19. Refuting their assertion of the impossibility of the annihilation of the human soul.
20. Refuting their denial of bodily resurrection and the accompanying pleasures of Paradise or the pains of Hellfire.

===Beyond heresy===
Among the twenty points, al-Ghazali presents three that he charges constitute not only heresy, but also disbelief in Islam.
1. The theory of a pre-eternal world. Ghazali wrote that God created the world in time and just like everything in this world time will cease to exist as well, but God will continue to exist.
2. God knows only the universal characteristics of particulars - namely Platonic forms.
3. Bodily resurrection will not take place in the hereafter, and only human souls are resurrected.

===Occasionalism===
The Incoherence of the Philosophers propounds the Asharite theory of occasionalism. Al-Ghazali wrote that when fire and cotton are placed in contact, the cotton is burned directly by God rather than by the fire, a claim which he defended using logic in Islamic philosophy.

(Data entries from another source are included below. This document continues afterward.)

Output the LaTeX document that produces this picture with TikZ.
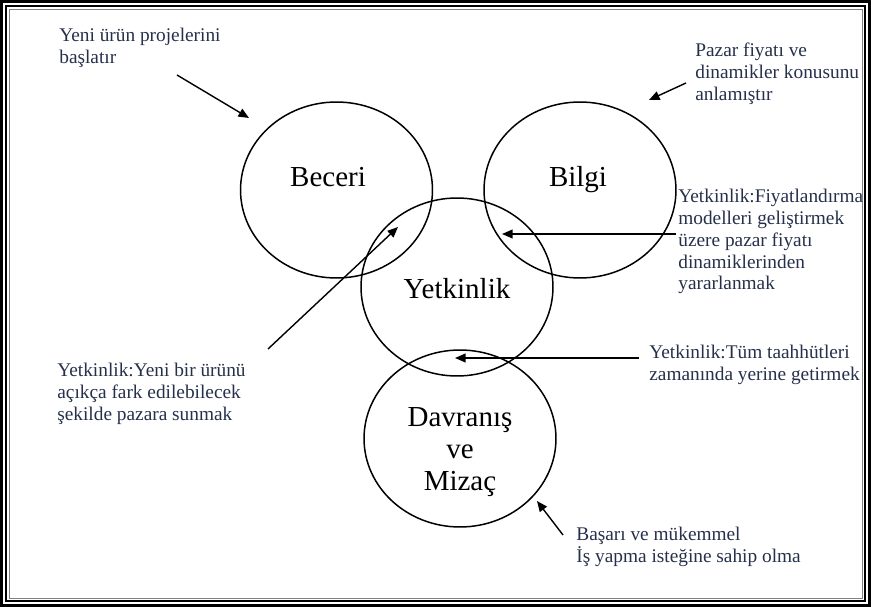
\documentclass[tikz,border=0pt]{standalone}
\usepackage{fontspec}
\setmainfont{Liberation Serif}
\usetikzlibrary{arrows.meta,shapes.geometric}
\usepackage{xcolor}
\definecolor{inkblue}{HTML}{26304A}
\definecolor{framegray}{HTML}{808080}

\tikzset{
  ring/.style={draw=black, line width=0.85pt, ellipse, minimum width=3.84cm, minimum height=3.52cm, inner sep=0pt},
  ringlabel/.style={font=\fontsize{16.5}{18.4}\selectfont, align=center, text=black, inner sep=0pt},
  note/.style={font=\fontsize{11}{12.4}\selectfont, align=left, anchor=north west, inner sep=0pt, text=inkblue},
  pointer/.style={draw=black, line width=0.8pt, -{Triangle[length=6pt,width=5pt]}},
}

\begin{document}
\begin{tikzpicture}[x=0.02cm, y=-0.02cm]

  % Page frame
  \useasboundingbox (0, 0) rectangle (871, 607);
  \draw[black, line width=3*0.569pt] (1.5, 1.5) rectangle (869.5, 605.5);
  \draw[black, line width=2*0.569pt] (6, 6) rectangle (865, 601);
  \draw[framegray, line width=0.5pt] (9.5, 9.5) rectangle (862, 598);

  % ==================== 1. RINGS ====================
  \node[ring] (beceri) at (336.5, 190) {};
  \node[ring] (bilgi) at (580, 190) {};
  \node[ring, minimum height=3.56cm] (yetkinlik) at (457, 287) {};
  \node[ring, minimum height=3.54cm] (davranis) at (460, 438.5) {};

  \node[ringlabel, anchor=base] (becerilbl) at (328, 187) {Beceri};
  \node[ringlabel, anchor=base] (bilgilbl) at (578, 187) {Bilgi};
  \node[ringlabel, anchor=base] (yetkinliklbl) at (457, 299) {Yetkinlik};
  \node[ringlabel] (davranislbl) at (460, 452) {Davranış\\ve\\Mizaç};

  % ==================== 2. NOTES ====================
  \node[note] (baslatir) at (59, 28) {Yeni ürün projelerini\\başlatır};
  \node[note] (pazar) at (695, 43) {Pazar fiyatı ve\\dinamikler konusunu\\anlamıştır};
  \node[note] (fiyat) at (678, 189) {Yetkinlik:Fiyatlandırma\\modelleri geliştirmek\\üzere pazar fiyatı\\dinamiklerinden\\yararlanmak};
  \node[note] (sunmak) at (57, 363) {Yetkinlik:Yeni bir ürünü\\açıkça fark edilebilecek\\şekilde pazara sunmak};
  \node[note] (taahhut) at (649, 345) {Yetkinlik:Tüm taahhütleri\\zamanında yerine getirmek};
  \node[note] (basari) at (576, 527) {Başarı ve mükemmel\\İş yapma isteğine sahip olma};

  % ==================== 3. POINTERS ====================
  \coordinate (baslatirtail) at (177, 75);
  \coordinate (baslatirtip) at (249, 118);
  \coordinate (pazartail) at (686, 83);
  \coordinate (pazartip) at (649, 100);
  \coordinate (fiyattail) at (676, 234);
  \coordinate (fiyattip) at (502, 234);
  \coordinate (sunmaktail) at (268, 349);
  \coordinate (sunmaktip) at (398, 227);
  \coordinate (taahhuttail) at (639, 358);
  \coordinate (taahhuttip) at (455, 358);
  \coordinate (basaritail) at (563, 535);
  \coordinate (basaritip) at (537, 501);

  \foreach \p in {baslatir, pazar, fiyat, sunmak, taahhut, basari} {
    \draw[pointer] (\p tail) -- (\p tip);
  }

\end{tikzpicture}
\end{document}
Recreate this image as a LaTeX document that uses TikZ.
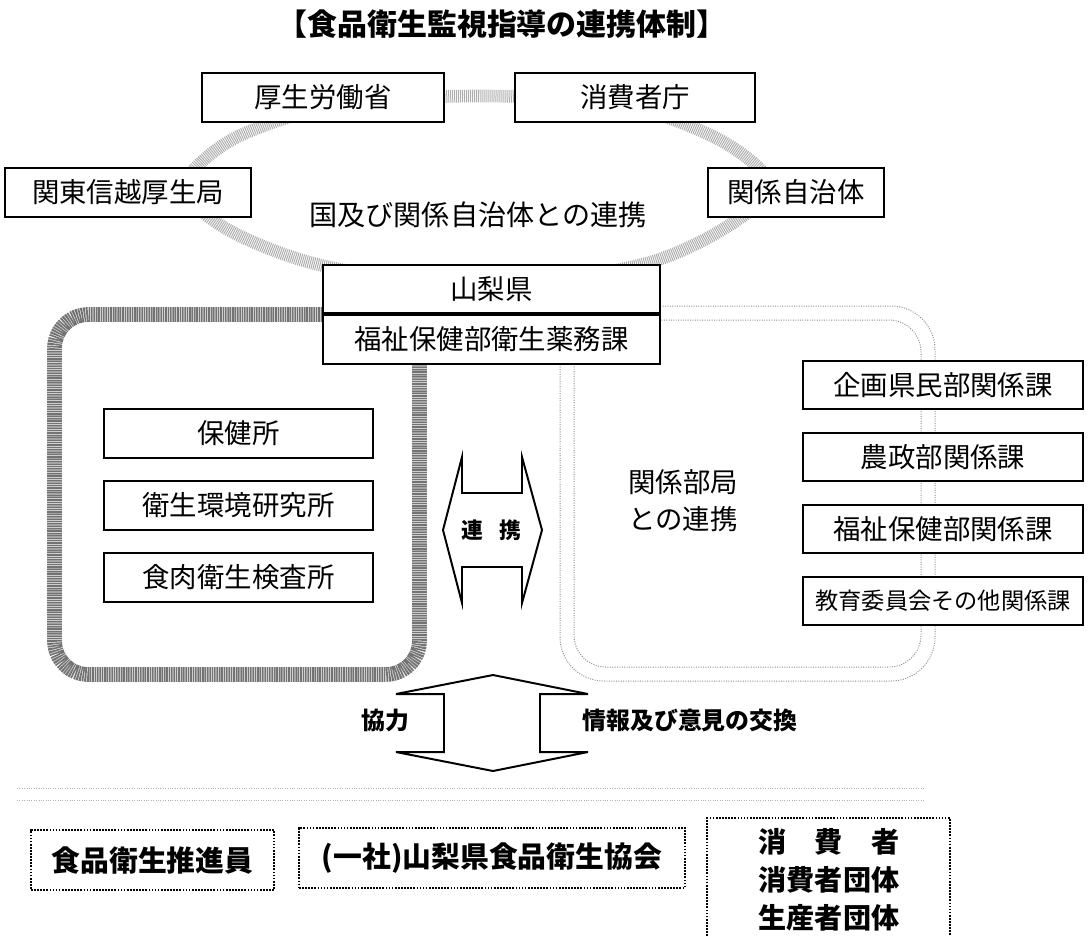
\documentclass[tikz,border=0pt]{standalone}
\usepackage{fontspec}
\setmainfont{Noto Sans CJK JP}
\begin{document}
\begin{tikzpicture}[x=0.025cm,y=-0.025cm,
		box/.style={draw,line width=1.4pt,fill=white,inner sep=0pt,minimum height=1.225cm,font=\fontsize{19.5}{22}\selectfont},
		dotbox/.style={draw,densely dotted,line width=1.2pt,fill=white,inner sep=0pt,minimum height=1.5cm,font=\fontsize{20.5}{24}\selectfont\bfseries},
		ring/.style={draw=black!32,line width=9pt,dash pattern=on 0.7pt off 0.7pt},
		frame/.style={draw=black!55,line width=10.5pt,dash pattern=on 1.2pt off 0.5pt,rounded corners=0.85cm},
		faint/.style={draw=black!45,densely dotted,line width=0.7pt},
		bigarrow/.style={draw,line width=1.4pt,fill=white,line join=miter},
		txt/.style={font=\fontsize{20}{26}\selectfont}]
		\useasboundingbox (0,0) rectangle (1090,936);
		%%Title
		\node[font=\fontsize{21.3}{25}\selectfont\bfseries] (title) at (502,24) {【食品衛生監視指導の連携体制】};
		%%Ring
		\draw[ring] plot[smooth cycle] coordinates {(480,96) (620,104) (720,140) (770,185) (725,228) (640,265) (480,288) (320,265) (225,228) (185,185) (235,138) (340,104)};
		%%Frames
		\draw[frame] (54.5,314.5) rectangle (419.5,674.5);
		\draw[faint,rounded corners=1.1cm] (560,306) rectangle (935,681);
		\draw[faint,rounded corners=0.8cm] (574,320) rectangle (921,667);
		\draw[faint,draw=black!30] (17,788) -- (924,788);
		\draw[faint,draw=black!30] (17,800) -- (924,800);
		%%Nation and local
		\node[box,minimum width=6.05cm] (kosei) at (323,97.5) {厚生労働省};
		\node[box,minimum width=6cm] (shohi) at (635,97.5) {消費者庁};
		\node[box,minimum width=6.15cm] (kanto) at (128,192.5) {関東信越厚生局};
		\node[box,minimum width=4.4cm] (jichitai) at (796,192.5) {関係自治体};
		\node[txt] (kuni) at (478,215) {国及び関係自治体との連携};
		%%Prefecture
		\node[box,minimum width=8.425cm,minimum height=1.2cm] (ken) at (491.5,289) {山梨県};
		\node[box,minimum width=8.425cm,anchor=north] (yakumu) at (ken.south) {福祉保健部衛生薬務課};
		%%Left group
		\node[box,minimum width=6.725cm] (hokenjo) at (238.5,433.5) {保健所};
		\node[box,minimum width=6.725cm] (kankyo) at (238.5,505.5) {衛生環境研究所};
		\node[box,minimum width=6.725cm] (shokuniku) at (238.5,577.5) {食肉衛生検査所};
		%%Right group
		\node[box,minimum width=7cm,minimum height=1.2cm] (kikaku) at (943,385) {企画県民部関係課};
		\node[box,minimum width=7cm,minimum height=1.2cm] (nosei) at (943,457) {農政部関係課};
		\node[box,minimum width=7cm,minimum height=1.2cm] (fukushi) at (943,529) {福祉保健部関係課};
		\node[box,minimum width=7cm,minimum height=1.2cm,font=\fontsize{16.5}{20}\selectfont] (kyoiku) at (943,601) {教育委員会その他関係課};
		\node[txt,align=center,font=\fontsize{19.5}{26.5}\selectfont] (bukyoku) at (683,501) {関係部局\\との連携};
		%%Arrows
		\draw[bigarrow] (462,457) -- (462,493) -- (522,493) -- (522,457) -- (542,530) -- (522,603) -- (522,567) -- (462,567) -- (462,603) -- (443,530) -- cycle;
		\node[font=\fontsize{15.5}{18}\selectfont\bfseries] (renkei) at (491,530) {連\hspace{0.75em}携};
		\draw[bigarrow] (493,675) -- (588,694) -- (540,694) -- (540,752) -- (588,752) -- (493,771) -- (396,752) -- (444,752) -- (444,694) -- (396,694) -- cycle;
		\node[font=\fontsize{17}{20}\selectfont\bfseries] (kyoryoku) at (385,720) {協力};
		\node[font=\fontsize{17}{20}\selectfont\bfseries] (koukan) at (690,720) {情報及び意見の交換};
		%%Bottom
		\node[dotbox,minimum width=6.075cm] (suishin) at (152.5,860) {食品衛生推進員};
		\node[dotbox,minimum width=9.65cm] (kyokai) at (492,858) {(一社)山梨県食品衛生協会};
		\draw[densely dotted,line width=1.2pt] (707,936) -- (707,818) -- (950,818) -- (950,936);
		\node[font=\fontsize{20}{27}\selectfont\bfseries,align=center] (shohisha) at (829,880) {消\hspace{1em}費\hspace{1em}者\\消費者団体\\生産者団体};
\end{tikzpicture}
\end{document}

He explained that because God is usually seen as rational, rather than arbitrary, his behavior in normally causing events in the same sequence (i.e., what appears to us to be efficient causation) can be understood as a natural outworking of that principle of reason, which we then describe as the laws of nature. Properly speaking, however, these are not laws of nature but laws by which God chooses to govern his own behaviour (his autonomy, in the strict sense) – in other words, his rational will.

===Cosmology and astronomy===

Al-Ghazali expresses his support for a scientific methodology based on demonstration and mathematics, while discussing astronomy. After describing the solar eclipse and the lunar eclipse, he writes:

Whosoever thinks that to engage in a disputation for refuting such a theory is a religious duty harms religion and weakens it. For these matters rest on demonstrations, geometrical and arithmetical, that leave no room for doubt.

In his defense of the Asharite doctrine of a created universe that is temporally finite, against the Aristotelian doctrine of an eternal universe, al-Ghazali proposed the modal theory of possible worlds, arguing that their actual world is the best of all possible worlds from among all the alternate timelines and world histories that God could have possibly created. His theory parallels that of Catholic theologian Duns Scotus in the 14th century. While it is uncertain whether al-Ghazali had any influence on Scotus, they both may have derived their theory from their readings of Avicenna's Metaphysics.

==Critical reception==

Ibn Rushd (Averroes) wrote a refutation of al-Ghazali's work entitled The Incoherence of the Incoherence (Tahāfut al-Tahāfut) in which he defends the doctrines of the philosophers and criticizes al-Ghazali's own arguments. It is written as a sort of dialogue: Averroes quotes passages by al-Ghazali and then responds to them.

In the 15th century, an Ottoman Turkish scholar Mustafa Ibn Yusuf al-Bursawi, also known as Khwajahzada (d. 1487) wrote a book about The Incoherence of the Philosophers upon the request of Sultan Mehmed the Conqueror. In this book, Bursawi criticises al-Ghazali so harshly that Sheikh ul-Islam Ibn Kemal expressed a doubt on if Bursawi's purpose was to demonstrate the incoherence of al-Ghazali or the philosophers.

Another less critical response to al-Ghazali's arguments was written by Ibn Rushd's predecessor Ibn Tufail (Abubacer) as part of his Arabic philosophical novel, Hayy ibn Yaqzan (later translated into Latin and English as Philosophus Autodidactus). Ibn Tufail cites al-Ghazali as an influence on his novel, especially his views on Sufism, but was critical of his views against Avicennism. Ibn al-Nafis later wrote another novel, Theologus Autodidactus, as a response to Ibn Tufail's Philosophus Autodidactus, defending some of al-Ghazali's views.